Por lo demás, son las empresas propietarias de las patentes las que prefieren negociar con Estados antes que con empresas privadas. Esgrimen como razón para ello que eso es lo que exige la situación emergencia sanitaria mundial, con el fin de garantizar un acceso general y gratuito a las vacunas (ningún Estado cobra por administrarlas a sus propios ciudadanos). Pero un artículo del diario New York Times titulado “Los Gobiernos firman acuerdos secretos para la adquisición de vacunas: esto es lo que ocultan”, brinda razones adicionales. Según el artículo, esos contratos garantizan a las empresas proveedoras inmunidad legal frente a demandas por efectos secundarios, reconocimiento de la propiedad sobre la patente, y cierto margen de discreción en los precios y fechas de entrega.
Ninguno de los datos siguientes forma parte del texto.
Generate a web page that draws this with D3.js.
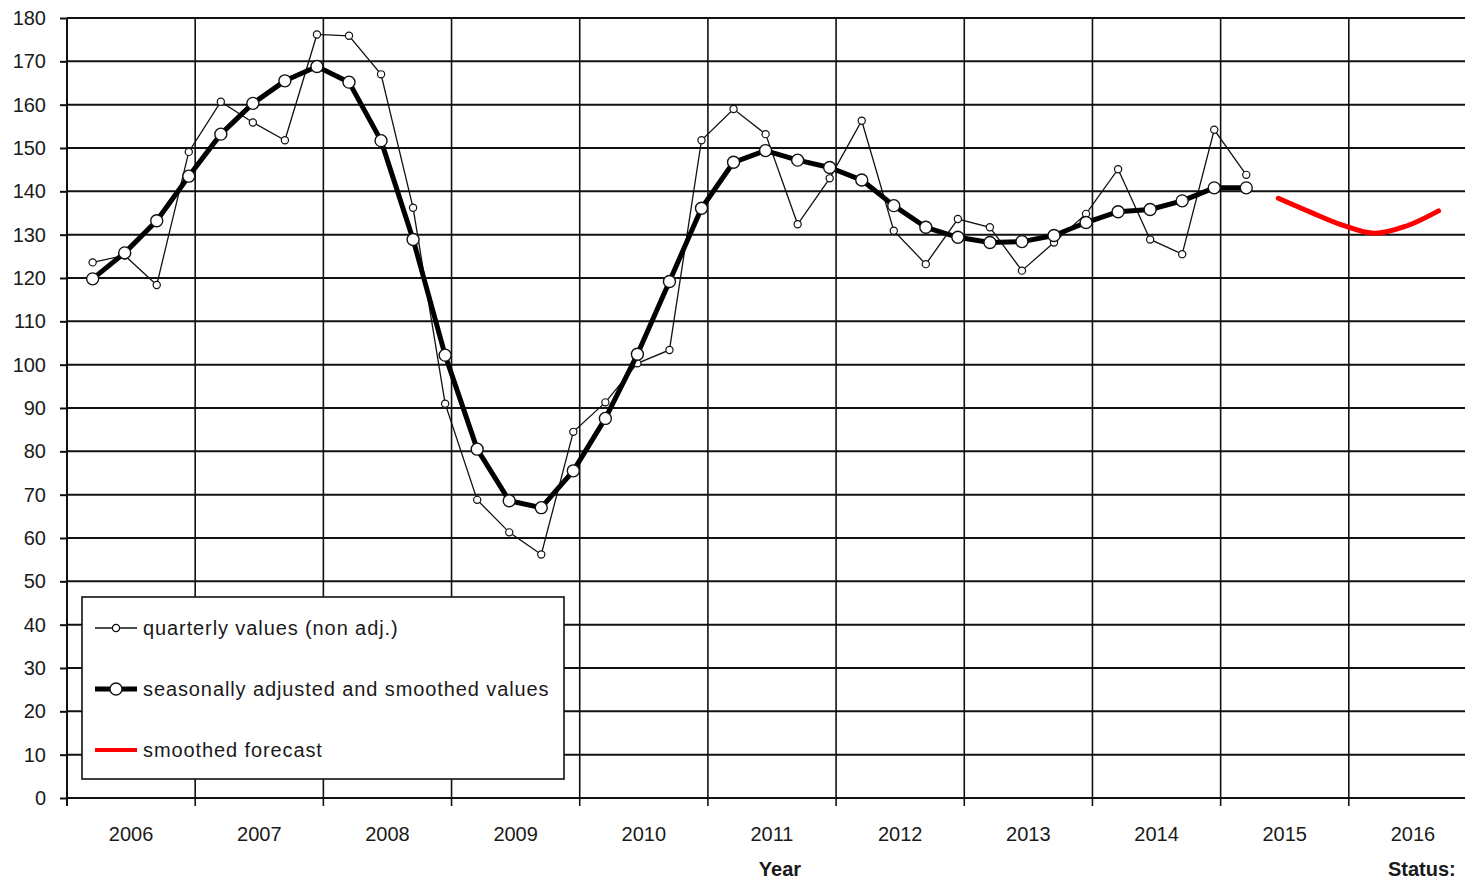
<!DOCTYPE html>
<html>
<head>
<meta charset="utf-8">
<script src="https://cdn.jsdelivr.net/npm/d3@7"></script>
<style>
  body { margin: 0; background: #fff; }
  svg { display: block; font-family: "Liberation Sans", Arial, sans-serif; }
</style>
</head>
<body>
<div id="chart"></div>
<script>
// Chart data
const years = [2006, 2007, 2008, 2009, 2010, 2011, 2012, 2013, 2014, 2015, 2016]
const yTicks = [0, 10, 20, 30, 40, 50, 60, 70, 80, 90, 100, 110, 120, 130, 140, 150, 160, 170, 180]

// quarterly values (non adj.), starting 2006 Q1
const quarterly = [
  123.6, 125.2, 118.4, 149.1,
  160.7, 155.9, 151.8, 176.2,
  175.9, 167.0, 136.2, 91.0,
  68.8, 61.3, 56.2, 84.5,
  91.3, 100.3, 103.4, 151.8,
  159.0, 153.2, 132.4, 143.0,
  156.3, 130.9, 123.2, 133.6,
  131.7, 121.7, 128.2, 134.8,
  145.1, 128.9, 125.5, 154.2,
  143.8
]

// seasonally adjusted and smoothed values, starting 2006 Q1
const smoothed = [
  119.8, 125.8, 133.2, 143.5,
  153.2, 160.3, 165.5, 168.8,
  165.2, 151.7, 128.9, 102.2,
  80.5, 68.6, 67.0, 75.5,
  87.6, 102.4, 119.2, 136.1,
  146.7, 149.4, 147.2, 145.5,
  142.6, 136.7, 131.7, 129.4,
  128.2, 128.4, 129.8, 132.8,
  135.3, 135.8, 137.8, 140.8,
  140.8
]

// smoothed forecast, 2015 Q2 .. 2016 Q3
const forecast = [138.4, 135.2, 132.2, 130.3, 132.0, 135.5]

const width = 1465
const height = 880
const margin = { top: 18, left: 67, bottom: 82 }
const plotRight = 1477 // plot runs past the right edge, as in the original

// quarter index (0 = 2006 Q1) -> fractional year
const qTime = i => 2006 + Math.floor(i / 4) + ((i % 4) + 0.8) / 4

const x = d3.scaleLinear().domain([2006, 2017]).range([margin.left, plotRight])
const y = d3.scaleLinear().domain([0, 180]).range([height - margin.bottom, margin.top])

const svg = d3.select('#chart')
  .append('svg')
  .attr('width', width)
  .attr('height', height)

// horizontal grid + y labels
const yAxis = d3.axisLeft(y).tickValues(yTicks).tickSize(7).tickPadding(14)
svg.append('g')
  .attr('transform', `translate(${margin.left},0)`)
  .call(yAxis)
  .call(g => g.select('.domain').remove())
  .call(g => g.selectAll('.tick line').attr('stroke', '#111').attr('stroke-width', 2))
  .call(g => g.selectAll('.tick text').attr('font-size', 20).attr('fill', '#1a1a1a'))

svg.append('g')
  .selectAll('line')
  .data(yTicks)
  .join('line')
  .attr('x1', margin.left)
  .attr('x2', plotRight)
  .attr('y1', d => y(d))
  .attr('y2', d => y(d))
  .attr('stroke', '#111')
  .attr('stroke-width', 2)

// vertical grid at year boundaries + ticks below
const yearEdges = years.concat([2017])
svg.append('g')
  .selectAll('line')
  .data(yearEdges)
  .join('line')
  .attr('x1', d => x(d))
  .attr('x2', d => x(d))
  .attr('y1', y(180))
  .attr('y2', y(0) + 8)
  .attr('stroke', '#111')
  .attr('stroke-width', d => d === 2006 ? 2 : 1.6)

// year labels
svg.append('g')
  .selectAll('text')
  .data(years)
  .join('text')
  .attr('x', d => x(d + 0.5))
  .attr('y', y(0) + 43)
  .attr('text-anchor', 'middle')
  .attr('font-size', 20)
  .attr('fill', '#1a1a1a')
  .text(d => d)

svg.append('text')
  .attr('x', 780)
  .attr('y', y(0) + 78)
  .attr('text-anchor', 'middle')
  .attr('font-size', 20)
  .attr('font-weight', 'bold')
  .attr('fill', '#1a1a1a')
  .text('Year')

svg.append('text')
  .attr('x', 1388)
  .attr('y', y(0) + 78)
  .attr('font-size', 20)
  .attr('font-weight', 'bold')
  .attr('fill', '#1a1a1a')
  .text('Status:')

// lines
const line = d3.line()
  .x(d => x(d.t))
  .y(d => y(d.v))

const qData = quarterly.map((v, i) => ({ t: qTime(i), v }))
const sData = smoothed.map((v, i) => ({ t: qTime(i), v }))
const fData = forecast.map((v, i) => ({ t: qTime(37 + i), v }))

svg.append('path')
  .datum(qData)
  .attr('d', line)
  .attr('fill', 'none')
  .attr('stroke', '#111')
  .attr('stroke-width', 1.3)

svg.append('g')
  .selectAll('circle')
  .data(qData)
  .join('circle')
  .attr('cx', d => x(d.t))
  .attr('cy', d => y(d.v))
  .attr('r', 3.6)
  .attr('fill', '#fff')
  .attr('stroke', '#111')
  .attr('stroke-width', 1.2)

svg.append('path')
  .datum(sData)
  .attr('d', line)
  .attr('fill', 'none')
  .attr('stroke', '#000')
  .attr('stroke-width', 5)
  .attr('stroke-linejoin', 'round')

svg.append('g')
  .selectAll('circle')
  .data(sData)
  .join('circle')
  .attr('cx', d => x(d.t))
  .attr('cy', d => y(d.v))
  .attr('r', 6)
  .attr('fill', '#fff')
  .attr('stroke', '#111')
  .attr('stroke-width', 1.4)

svg.append('path')
  .datum(fData)
  .attr('d', line.curve(d3.curveCatmullRom))
  .attr('fill', 'none')
  .attr('stroke', '#ff0000')
  .attr('stroke-width', 5)
  .attr('stroke-linecap', 'round')

// legend
const legend = svg.append('g').attr('transform', 'translate(82,597)')
legend.append('rect')
  .attr('width', 482)
  .attr('height', 182)
  .attr('fill', '#fff')
  .attr('stroke', '#111')
  .attr('stroke-width', 1.6)

const items = [
  { label: 'quarterly values (non adj.)', w: 1.3, r: 3.6, color: '#111' },
  { label: 'seasonally adjusted and smoothed values', w: 5, r: 6, color: '#000' },
  { label: 'smoothed forecast', w: 4, r: 0, color: '#ff0000' }
]
const rows = legend.selectAll('g.item')
  .data(items)
  .join('g')
  .attr('class', 'item')
  .attr('transform', (d, i) => `translate(0,${31 + i * 61})`)

rows.append('line')
  .attr('x1', 13).attr('x2', 55)
  .attr('stroke', d => d.color)
  .attr('stroke-width', d => d.w)
rows.filter(d => d.r > 0).append('circle')
  .attr('cx', 34)
  .attr('r', d => d.r)
  .attr('fill', '#fff')
  .attr('stroke', '#111')
  .attr('stroke-width', 1.3)
rows.append('text')
  .attr('x', 61)
  .attr('y', 7)
  .attr('font-size', 20)
  .attr('letter-spacing', 0.9)
  .attr('fill', '#1a1a1a')
  .text(d => d.label)
</script>
</body>
</html>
Como es obvio, las dos primeras son condiciones que solo pueden garantizar los Estados.
De otro lado, la exigencia de que se les reconozca derechos de patente sobre las vacunas es problemática por varias razones. La primera es que la mayor parte de la inversión en investigación y desarrollo para su creación corrió por cuenta de Estados, no de empresas. Por ejemplo, el financiamiento público cubrió un 100% de los costos en el caso de Moderna. La segunda es que, presumo, aceptar esa condición implica que el Estado en cuestión no secunde la iniciativa de India y Sudáfrica que invoca acuerdos dentro de la Organización Mundial de Comercio (OMC), que permiten eximir a los países de cumplir con los derechos de patente cuando padecen una emergencia sanitaria. Además, de cualquier modo, la mayoría de países pobres no podrán acceder este año a la oferta comercial de vacunas (salvo a través del mecanismo Covax Facility). Si le gusta aplicar la metáfora del perro del hortelano, esta es su oportunidad: en lo inmediato, las empresas farmacéuticas (y los Estados de los que provienen) ni les venden vacunas, ni les permiten comprarlas por otras vías. La tercera razón es que las licencias voluntarias que las empresas farmacéuticas ofrecen como alternativa, conceden a estas un control discrecional sobre sus términos. Por ejemplo, según Mustaqeem de Gama, representante sudafricano ante la OMC, la licencia para la fabricación de la vacuna de AstraZeneca por una empresa privada en Sudáfrica, establece que solo se destinará al mercado de ese país un 9% de la producción.
Ese último es un escenario posible que, curiosamente, está ausente del debate en Perú. Si se importan vacunas con fines comerciales, nada impediría venderlas al mejor postor: ¿por qué asumir que el mejor postor estaría por necesidad dentro de Perú?